Structured output and tool use are the tools that make a model a component, but reaching for them well still means climbing the ladder — using the least powerful piece that solves your problem.

Structured output first, tools when it must act

You don't hand someone the car keys when all you needed was an answer — you give just the capability the task requires, no more.

There's a ladder of capability. A plain prompt answers; structured output makes that answer usable by code; tools let the model fetch and act; a full agent loop lets it pursue a multi-step goal. Each rung adds power and new ways to fail. Reach only as high as the task needs: if you just need clean data, structured output is enough — don't give the model tools, and certainly not a loop, when a constrained response solves it. Most features never need the top rung.

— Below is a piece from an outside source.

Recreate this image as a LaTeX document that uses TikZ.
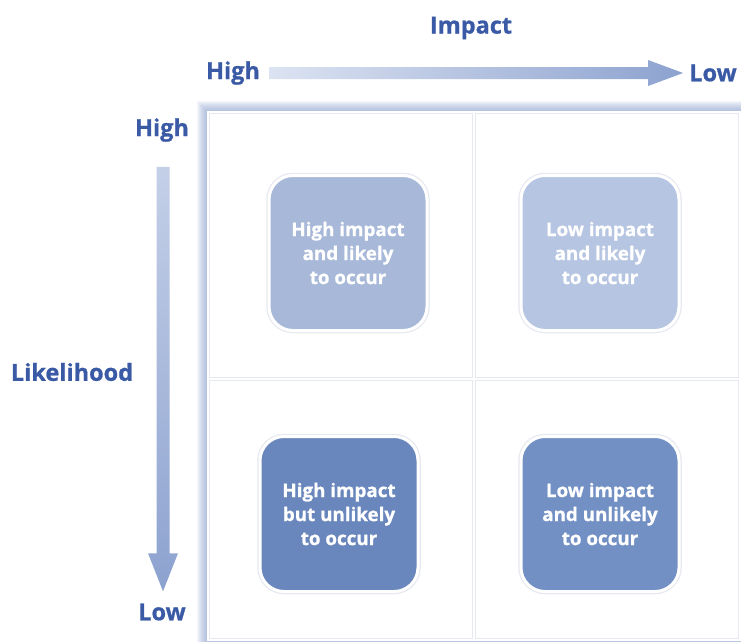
\documentclass[tikz,border=0pt]{standalone}
\usepackage{fontspec}
\setmainfont{Open Sans}[BoldFeatures={FakeBold=0.8}]
\usetikzlibrary{calc}
\definecolor{labelblue}{HTML}{3A5AA6}
\definecolor{gridline}{HTML}{E6E9EF}
\definecolor{glow}{HTML}{8EA4D2}
\definecolor{qTL}{HTML}{A7B8D8}
\definecolor{qTR}{HTML}{B6C5E1}
\definecolor{qBL}{HTML}{6A87BD}
\definecolor{qBR}{HTML}{7290C4}
\definecolor{arrLight}{HTML}{DCE3F2}
\definecolor{arrDark}{HTML}{8CA2CF}
\tikzset{
  axislabel/.style={text=labelblue, font=\fontsize{23.5}{26}\selectfont\bfseries, inner sep=0pt},
  cell/.style={draw=gridline, line width=0.8pt},
  quad/.style={rounded corners=24pt, minimum width=158pt, minimum height=155pt,
    text=white, align=center, font=\fontsize{18.8}{24}\selectfont\bfseries,
    draw=white, line width=3pt,
    preaction={draw=gridline, line width=5.5pt}},
}
\begin{document}
\begin{tikzpicture}[x=1pt,y=-1pt]
\useasboundingbox (0,0) rectangle (741,641);
\fill[white] (0,0) rectangle (741,641);

% soft blue glow along the top and left of the matrix frame
\foreach \k in {1,...,10}
  \fill[glow, opacity=0.09] (207-\k,111-\k) rectangle (745,645);
\fill[white] (207,111) rectangle (741,641);

% the four cells
\draw[cell] (209,113) rectangle (472,377);
\draw[cell] (475,113) rectangle (738,377);
\draw[cell] (209,380) rectangle (472,638);
\draw[cell] (475,380) rectangle (738,638);

% quadrant boxes
\node[quad, fill=qTL] (tl) at (348,253) {High impact\\and likely\\to occur};
\node[quad, fill=qTR] (tr) at (600,253) {Low impact\\and likely\\to occur};
\node[quad, fill=qBL] (bl) at (339,514) {High impact\\but unlikely\\to occur};
\node[quad, fill=qBR] (br) at (600,514) {Low impact\\and unlikely\\to occur};

% axis labels
\node[axislabel] (impact) at (471,28) {Impact};
\node[axislabel] (ihigh) at (233,73) {High};
\node[axislabel] (ilow) at (713,73) {Low};
\node[axislabel] (lhigh) at (162,130) {High};
\node[axislabel] (lik) at (72,372) {Likelihood};
\node[axislabel] (llow) at (162,612) {Low};

% impact arrow, High to Low
\coordinate (hs) at ($(ihigh.east)+(9,0)$);
\coordinate (he) at ($(ilow.west)+(-6,0)$);
\path[left color=arrLight, right color=arrDark]
  ($(hs)+(0,-6)$) -- ($(he)+(-35,-6)$) -- ($(he)+(-35,-13)$) -- (he)
  -- ($(he)+(-35,13)$) -- ($(he)+(-35,6)$) -- ($(hs)+(0,6)$) -- cycle;

% likelihood arrow, High to Low
\coordinate (vs) at ($(lhigh.south)+(1,25)$);
\coordinate (ve) at ($(llow.north)+(1,-12)$);
\path[top color=arrLight!70!arrDark, bottom color=arrDark]
  ($(vs)+(-6.5,0)$) -- ($(ve)+(-6.5,-38)$) -- ($(ve)+(-15,-38)$) -- (ve)
  -- ($(ve)+(15,-38)$) -- ($(ve)+(6.5,-38)$) -- ($(vs)+(6.5,0)$) -- cycle;
\end{tikzpicture}
\end{document}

Validate everything that crosses back

A returns desk that inspects every item coming back before it goes on the shelf — nothing re-enters the system unchecked, no matter how trustworthy the customer seemed.

The unifying habit across both halves is distrust at the boundary: validate the model's structured output before your code uses it, and keep your code in control of whether to run a tool the model requested. The model is a brilliant, non-deterministic component, and you treat everything crossing from it into your system as input to verify. That boundary discipline is what lets you build reliably on something that's fundamentally fallible.

Before you build on a model

Does my code need data — am I getting structured output to a schema, not parsing prose? - Is the output validated — values checked, not just well-formed, before anything acts on it? - Does it need to act — and have I exposed that as a tool, with my code in control of running it? - Are the tools few, sharp, and well-described, and scoped to least privilege? - If using MCP, is each connector authenticated, scoped, and inventoried? - Am I on the lowest rung that works — output, tools, or a full loop only if needed?

The words you now own

free text / structured output — prose for humans, versus data your code can rely on. - schema / JSON / constrained — the shape you define and force the model to match. - validation / boundary — checking values are correct before any code trusts them. - tool use / function calling — letting the model request actions your code runs. - tool description / tool poisoning — how the model picks tools, and the security risk in them. - MCP — the standard connector layer for exposing tools and data to models. - least privilege — scoping each tool to the minimum it needs.

Signs you build with it well

You get structured output to a schema instead of parsing the model's prose. - You validate the output at the boundary before any code acts on it. - The model requests tools and your code stays in control of running them. - Your tools are few, sharp, well-described, and least-privilege. - You climb only to the rung the task needs, and treat MCP connectors as a secured door.

To build on a model, make it a component: structured output your code can trust, validated at the boundary, and tools it requests but your code controls — the least powerful rung that solves the job.